The project is funded by the European Union and implemented by the Council for Scientific and Industrial Research’s Meraka Institute.

Speaking at the launch held at Learamele Special School, the then Deputy Minister Masutha said having access to ICT would help rural communities to access information. “These days it is common knowledge that ICT has a positive impact on people’s lives.”

He said a number of ICT projects were being introduced to improve education.

“As a department, in partnership with other stakeholders, we have developed a 10-year roadmap,” he said.

A Grade 9 learner from nearby Iketletso Middle School, Thato Kgosierileng, expressed his excitement at having access to the internet.

“Now am able to search for information on the computer without having to go to the library,” he said.

Thato, who started using a computer for the first time at school, said the few hours he had spent on it were very informative.

“With a computer, one can do a lot of things in a short space of time,” he said.

A teacher at Learamele, Boitshoko Bannane, said the use of computers would expand learning possibilities.

“This will help … learners conduct research.

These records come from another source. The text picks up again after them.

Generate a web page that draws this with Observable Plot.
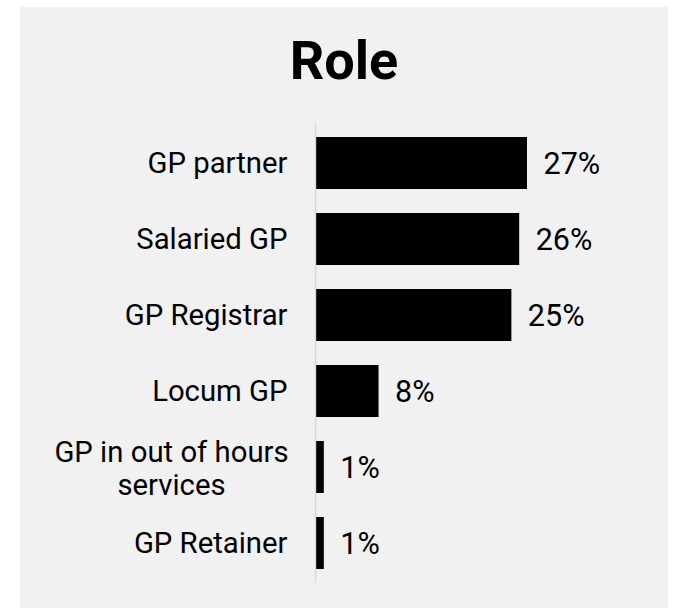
<!DOCTYPE html>
<html>
<head>
<meta charset="utf-8">
<script src="https://cdn.jsdelivr.net/npm/d3@7"></script>
<script src="https://cdn.jsdelivr.net/npm/@observablehq/plot@0.6"></script>
<style>
  html, body { margin: 0; padding: 0; background: #ffffff; }
  #panel { position: absolute; left: 20px; top: 7px; width: 648px; height: 601px; background: #f1f1f1; }
  #title { position: absolute; left: 0; top: 22px; width: 100%; text-align: center;
           font-family: Roboto, sans-serif; font-weight: 700; font-size: 54px; line-height: 64px; color: #000; margin: 0; }
  #chart { position: absolute; left: 0; top: 106px; }
</style>
</head>
<body>
<div id="panel">
  <h1 id="title">Role</h1>
  <div id="chart"></div>
</div>
<script>
const roles = ["GP partner", "Salaried GP", "GP Registrar", "Locum GP", "GP in out of hours\nservices", "GP Retainer"];
const shares = [27, 26, 25, 8, 1, 1];
const valueLabels = ["27%", "26%", "25%", "8%", "1%", "1%"];

const data = roles.map((role, i) => ({role, share: shares[i], label: valueLabels[i]}));
const singleLine = roles.filter(r => !r.includes("\n"));
const multiLine = roles.filter(r => r.includes("\n"));

const plot = Plot.plot({
  width: 648,
  height: 480,
  marginLeft: 296,
  marginRight: 141,
  marginTop: 10,
  marginBottom: 10,
  style: {background: "transparent", fontFamily: "Roboto, sans-serif", color: "#000"},
  x: {domain: [0, 27], axis: null},
  y: {domain: roles, paddingInner: 0.32, paddingOuter: 0.16, label: null},
  marks: [
    Plot.barX(data, {x: "share", y: "role", fill: "#000"}),
    Plot.ruleX([0], {stroke: "#d9d9d9", strokeWidth: 1.4, dx: -1}),
    Plot.axisY(singleLine, {tickSize: 0, tickPadding: 29, fontSize: 29.3, label: null, textAnchor: "end", fill: "#000"}),
    Plot.axisY(multiLine, {tickSize: 0, tickPadding: 29, fontSize: 29.3, label: null, textAnchor: "middle", dx: -116, lineHeight: 1.13, fill: "#000"}),
    Plot.text(data, {x: "share", y: "role", text: "label", textAnchor: "start", dx: 16, dy: 1, fontSize: 30.5, fill: "#000"})
  ]
});
document.getElementById("chart").appendChild(plot);
</script>
</body>
</html>
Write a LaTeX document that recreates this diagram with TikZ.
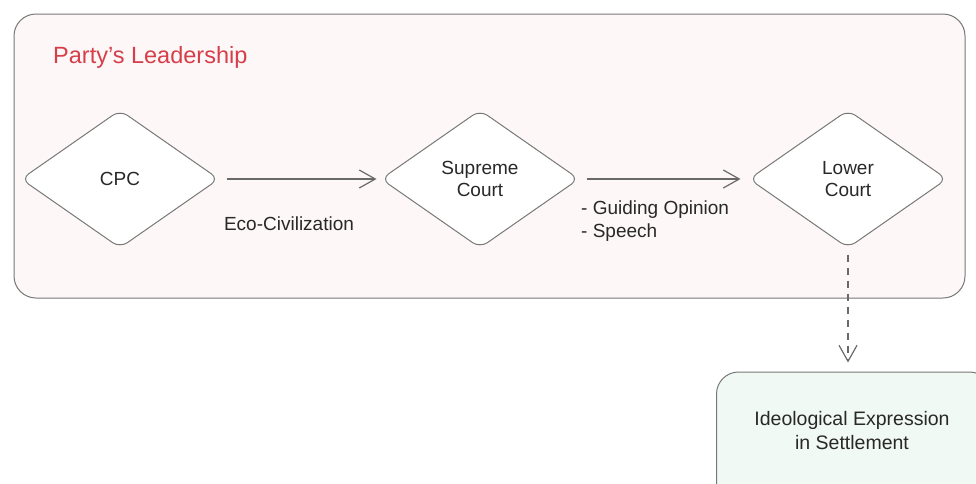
\documentclass[tikz,border=0pt]{standalone}
\usepackage{fontspec}
\setmainfont{Liberation Sans}
\usetikzlibrary{shapes.geometric,arrows.meta}
\definecolor{edgegray}{RGB}{120,120,120}
\definecolor{linegray}{RGB}{105,105,105}
\definecolor{pinkbg}{RGB}{253,247,247}
\definecolor{greenbg}{RGB}{241,249,244}
\definecolor{titlered}{RGB}{214,62,74}
\definecolor{textgray}{RGB}{40,40,40}
\tikzset{
  dia/.style={diamond, draw=edgegray, line width=1pt, fill=white, rounded corners=9pt,
    minimum width=198pt, minimum height=138pt, inner sep=0pt, align=center,
    font=\fontsize{19}{22}\selectfont, text=textgray},
  conn/.style={draw=linegray, line width=1.2pt, -{Straight Barb[length=16pt,width=18pt,line width=1.2pt]}},
  lbl/.style={font=\fontsize{19}{23}\selectfont, text=textgray, inner sep=0pt},
}
\begin{document}
\begin{tikzpicture}[x=1pt,y=-1pt]
\useasboundingbox (0,0) rectangle (976,483);
\clip (0,0) rectangle (976,483);
\node[draw=edgegray, line width=1pt, fill=pinkbg, rounded corners=22pt, minimum width=951pt, minimum height=284pt, inner sep=0pt] (outer) at (489.5,156) {};
\node[anchor=west, font=\fontsize{23.5}{26}\selectfont, text=titlered, inner sep=0pt] (title) at (53,57) {Party{\char"27}s Leadership};
\node[dia] (cpc) at (120,179) {CPC};
\node[dia] (sup) at (480,179) {Supreme\\Court};
\node[dia] (low) at (848,179) {Lower\\Court};
\draw[conn, shorten <=7pt, shorten >=4pt] (cpc.east) -- (sup.west);
\draw[conn, shorten <=7pt, shorten >=8pt] (sup.east) -- (low.west);
\node[lbl] (eco) at (289,224) {Eco-Civilization};
\node[lbl, anchor=north west, align=left] (guide) at (581,201) {- Guiding Opinion\\- Speech};
\node[draw=edgegray, line width=1pt, fill=greenbg, rounded corners=22pt, minimum width=275pt, minimum height=140pt, inner sep=0pt] (ideo) at (854,442) {};
\node[lbl, align=center, font=\fontsize{19.5}{24}\selectfont] (ideotext) at (852,431) {Ideological Expression\\in Settlement};
\draw[conn, dashed, dash pattern=on 7pt off 6pt, shorten <=6pt, shorten >=9pt] (low.south) -- (ideo.north -| low.south);
\end{tikzpicture}
\end{document}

I have also noticed that the learners have developed a great deal of interest in learning using computers,” he said.

Education district director Vuyisile Teise said the introduction of computers would improve the learning process. “The learners will now be able to download information from computers. Everything is now at their fingertips,” he said.

The DST launched the initial phase of this initiative in Sekhukhune in Limpopo and Ekangala in Mpumalanga in 2010, connecting 212 public facilities including schools, circuit offices and colleges.